Application scenarios
Scenario 1: Big data computing scenario
In traditional big data environments, storage and computation are often integrated using an HDFS-based architecture. However, migrating this architecture to the cloud may introduce various challenges.
-
It is difficult to balance cost and operational complexity:
- Building HDFS on cloud disks results in an actual replication factor of 3*3=9, incurring relatively high costs;
- To save costs, local disk setup is required, with no reduction in operational complexity compared to offline IDCs;
-
Storage and computing resources are coupled and cannot be expanded separately:
- This can easily result in low utilization of either type of resource;
- The elasticity may be insufficient when greater computing power is needed;
When using big data services in the cloud, relying solely on Baidu AI Cloud Object Storage (BOS) can address the issues of high costs and low scalability.
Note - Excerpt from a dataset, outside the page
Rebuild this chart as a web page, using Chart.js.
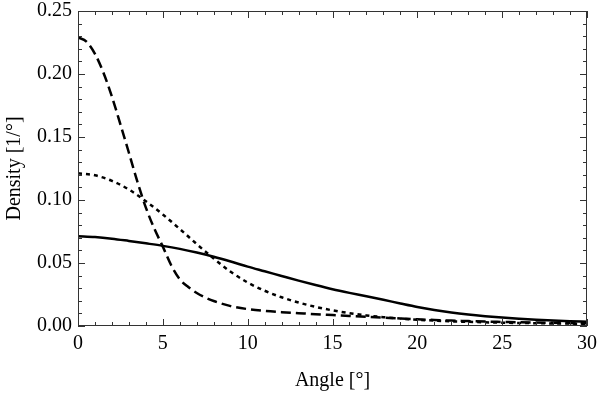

However, simply simulating file system operations based on object storage still presents the following problems:
- Simulating hierarchical directories with flat directories introduces redundant operations, resulting in poor metadata performance;
- Data plane access latency is one order of magnitude higher than that of HDFS, and object storage bandwidth-limiting mechanisms further constrain performance;
- The compatibility with Hadoop is just ordinary, requiring special handling in certain scenarios, for example, rename does not support atomicity
To overcome these issues, adopting a compute-storage decoupled architecture based on BOS and RapidFS can accelerate the access of big data compute nodes to storage resources while reducing costs by building a low-cost storage system.
Scenario 2: AI training scenario
AI scenarios have posed the following storage requirements:
- POSIX compatibility is a rigid demand: Scientists and algorithm engineers are more familiar with POSIX interfaces, and POSIX interfaces also provide the best support for mainstream frameworks and various software;
- Training performance must be guaranteed: Maximizing GPU utilization is one of the most critical issues, with List and read IO performance being the most important
- Seamless integration with schedulers: Data Sync should ideally be automated, shielding users from underlying storage details to reduce usage costs
The above requirements cannot be well satisfied under traditional object storage solutions:
- Flat directory emulation exhibits poor POSIX compatibility and performance, which aligns with the challenges faced in big data storage-compute separation scenarios;
- Object storage can satisfy the high-throughput performance demands of AI training, but scenarios with massive small files in AI training are quite common, and the read latency when directly based on object storage is not ideal;
- The FUSE and CSI plugins of object storage only satisfy lightweight usage and are not integrated with schedulers. Many data sync details still require customer attention;
In AI training for HPC scenarios, you can employ a compute-storage separation architecture based on Baidu AI Cloud Object Storage (BOS) and RapidFS. This approach enhances storage resource access efficiency, facilitates faster AI model training, and reduces overall storage costs.